Aim - From the first line of the data below through the line bearing "(tgt2) at (725,61.7)", reproduce each line exactly; do not include pictures.

Data extract -
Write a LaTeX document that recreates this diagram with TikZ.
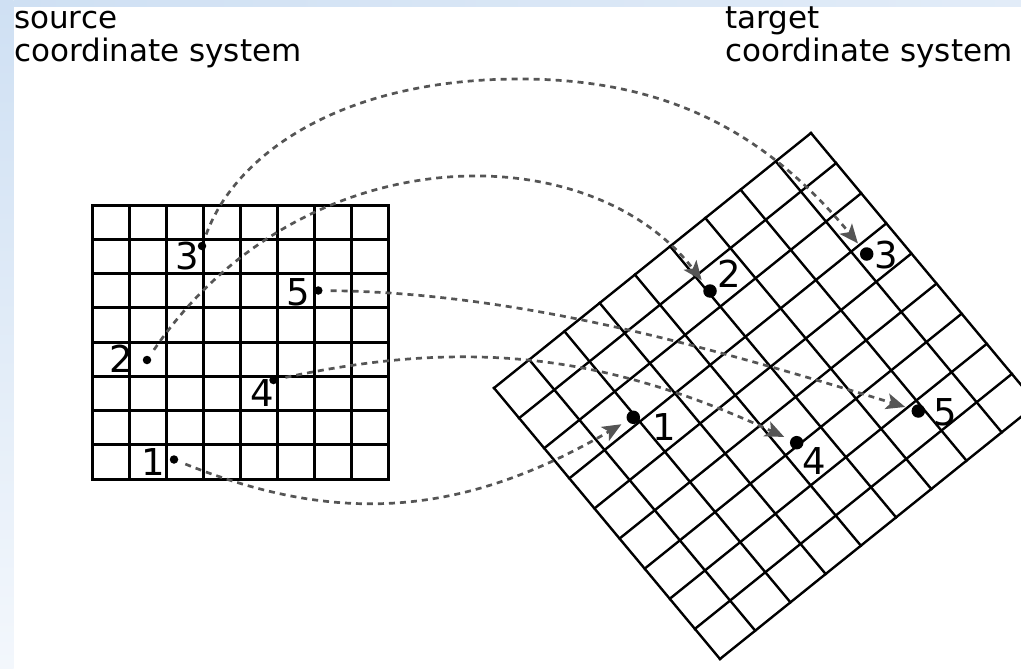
\documentclass[tikz,border=0pt]{standalone}
\usepackage{fontspec}
\setmainfont{DejaVu Sans}
\usetikzlibrary{arrows.meta}
\definecolor{dashgray}{RGB}{85,85,85}
\definecolor{bgblue}{RGB}{207,224,243}
\definecolor{bgpale}{RGB}{243,247,252}
\definecolor{bgtopright}{RGB}{226,236,248}
\begin{document}
\begin{tikzpicture}[x=1pt,y=-1pt,
  srcgrid/.style={line width=3pt, black, line cap=rect},
  tgtgrid/.style={line width=2.4pt, black, line cap=rect},
  sdot/.style={circle, fill=black, inner sep=0pt, minimum size=8.5pt, outer sep=8pt},
  tdot/.style={circle, fill=black, inner sep=0pt, minimum size=13.5pt, outer sep=7pt},
  title/.style={font=\fontsize{31}{31}\selectfont, inner sep=0pt, anchor=base west},
  num/.style={font=\fontsize{37}{37}\selectfont, inner sep=0pt},
  map/.style={dashgray, line width=2.7pt, dash pattern=on 6pt off 5pt,
    -{Stealth[length=19pt,width=16pt,inset=4.5pt]}}
]
\useasboundingbox (0,0) rectangle (1021,669);
\clip (0,0) rectangle (1021,669);
\fill[white] (0,0) rectangle (1021,669);
\shade[top color=bgblue, bottom color=bgpale] (0,0) rectangle (13.5,669);
\shade[left color=bgblue, right color=bgtopright] (13.5,0) rectangle (1021,7);

% source grid 8x8
\begin{scope}[shift={(92.5pt,-205pt)}, x=36.94pt, y=-34.25pt]
  \foreach \i in {0,...,8} {
    \draw[srcgrid] (\i,0) -- (\i,8);
    \draw[srcgrid] (0,\i) -- (8,\i);
  }
\end{scope}

% target grid 9x9, rotated
\begin{scope}[shift={(494pt,-388pt)}, x={(35.22pt,28.33pt)}, y={(25.11pt,-30.11pt)}]
  \foreach \i in {0,...,9} {
    \draw[tgtgrid] (\i,0) -- (\i,9);
    \draw[tgtgrid] (0,\i) -- (9,\i);
  }
\end{scope}

% titles
\node[title] (src1) at (14,28.3) {source};
\node[title] (src2) at (14,61.7) {coordinate system};
\node[title] (tgt1) at (725,28.3) {target};
\node[title] (tgt2) at (725,61.7) {coordinate system};

% points
\node[sdot] (s1) at (174,459.5) {};
\node[sdot] (s2) at (147,360) {};
\node[sdot] (s3) at (202,246) {};
\node[sdot] (s4) at (273.5,380) {};
\node[sdot] (s5) at (318.3,290.5) {};
\node[tdot] (t1) at (633.3,417.3) {};
\node[tdot] (t2) at (710,291) {};
\node[tdot] (t3) at (866.7,254) {};
\node[tdot] (t4) at (796.7,442.7) {};
\node[tdot] (t5) at (918.3,411) {};
\coordinate (m3) at (520,79);

% labels
\node[num] (ls1) at (153.3,462.5) {1};
\node[num] (ls2) at (121,359) {2};
\node[num] (ls3) at (187.5,256.5) {3};
\node[num] (ls4) at (262.5,393.3) {4};
\node[num] (ls5) at (298,292.5) {5};
\node[num] (lt1) at (664,427.3) {1};
\node[num] (lt2) at (729,273.5) {2};
\node[num] (lt3) at (886,255) {3};
\node[num] (lt4) at (814,460.7) {4};
\node[num] (lt5) at (945,412.5) {5};

% mapping connectors
\draw[map] (s1) .. controls (332.1,522.9) and (458,520) .. (t1);
\draw[map] (s2) .. controls (301.8,134) and (589,133.5) .. (t2);
\draw[map] (s3) .. controls (235,155) and (340,79) .. (m3)
                .. controls (670,79) and (768.4,135.2) .. (t3);
\draw[map] (s4) .. controls (469.6,338) and (606.3,354.7) .. (t4);
\draw[map] (s5) .. controls (518,293) and (707,346) .. (t5);
\end{tikzpicture}
\end{document}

The result -
Write a LaTeX document that recreates this diagram with TikZ.
\documentclass[tikz,border=0pt]{standalone}
\usepackage{fontspec}
\setmainfont{DejaVu Sans}
\usetikzlibrary{arrows.meta}
\definecolor{dashgray}{RGB}{85,85,85}
\definecolor{bgblue}{RGB}{207,224,243}
\definecolor{bgpale}{RGB}{243,247,252}
\definecolor{bgtopright}{RGB}{226,236,248}
\begin{document}
\begin{tikzpicture}[x=1pt,y=-1pt,
  srcgrid/.style={line width=3pt, black, line cap=rect},
  tgtgrid/.style={line width=2.4pt, black, line cap=rect},
  sdot/.style={circle, fill=black, inner sep=0pt, minimum size=8.5pt, outer sep=8pt},
  tdot/.style={circle, fill=black, inner sep=0pt, minimum size=13.5pt, outer sep=7pt},
  title/.style={font=\fontsize{31}{31}\selectfont, inner sep=0pt, anchor=base west},
  num/.style={font=\fontsize{37}{37}\selectfont, inner sep=0pt},
  map/.style={dashgray, line width=2.7pt, dash pattern=on 6pt off 5pt,
    -{Stealth[length=19pt,width=16pt,inset=4.5pt]}}
]
\useasboundingbox (0,0) rectangle (1021,669);
\clip (0,0) rectangle (1021,669);
\fill[white] (0,0) rectangle (1021,669);
\shade[top color=bgblue, bottom color=bgpale] (0,0) rectangle (13.5,669);
\shade[left color=bgblue, right color=bgtopright] (13.5,0) rectangle (1021,7);

% source grid 8x8
\begin{scope}[shift={(92.5pt,-205pt)}, x=36.94pt, y=-34.25pt]
  \foreach \i in {0,...,8} {
    \draw[srcgrid] (\i,0) -- (\i,8);
    \draw[srcgrid] (0,\i) -- (8,\i);
  }
\end{scope}

% target grid 9x9, rotated
\begin{scope}[shift={(494pt,-388pt)}, x={(35.22pt,28.33pt)}, y={(25.11pt,-30.11pt)}]
  \foreach \i in {0,...,9} {
    \draw[tgtgrid] (\i,0) -- (\i,9);
    \draw[tgtgrid] (0,\i) -- (9,\i);
  }
\end{scope}

% titles
\node[title] (src1) at (14,28.3) {source};
\node[title] (src2) at (14,61.7) {coordinate system};
\node[title] (tgt1) at (725,28.3) {target};
\node[title] (tgt2) at (725,61.7) {coordinate system};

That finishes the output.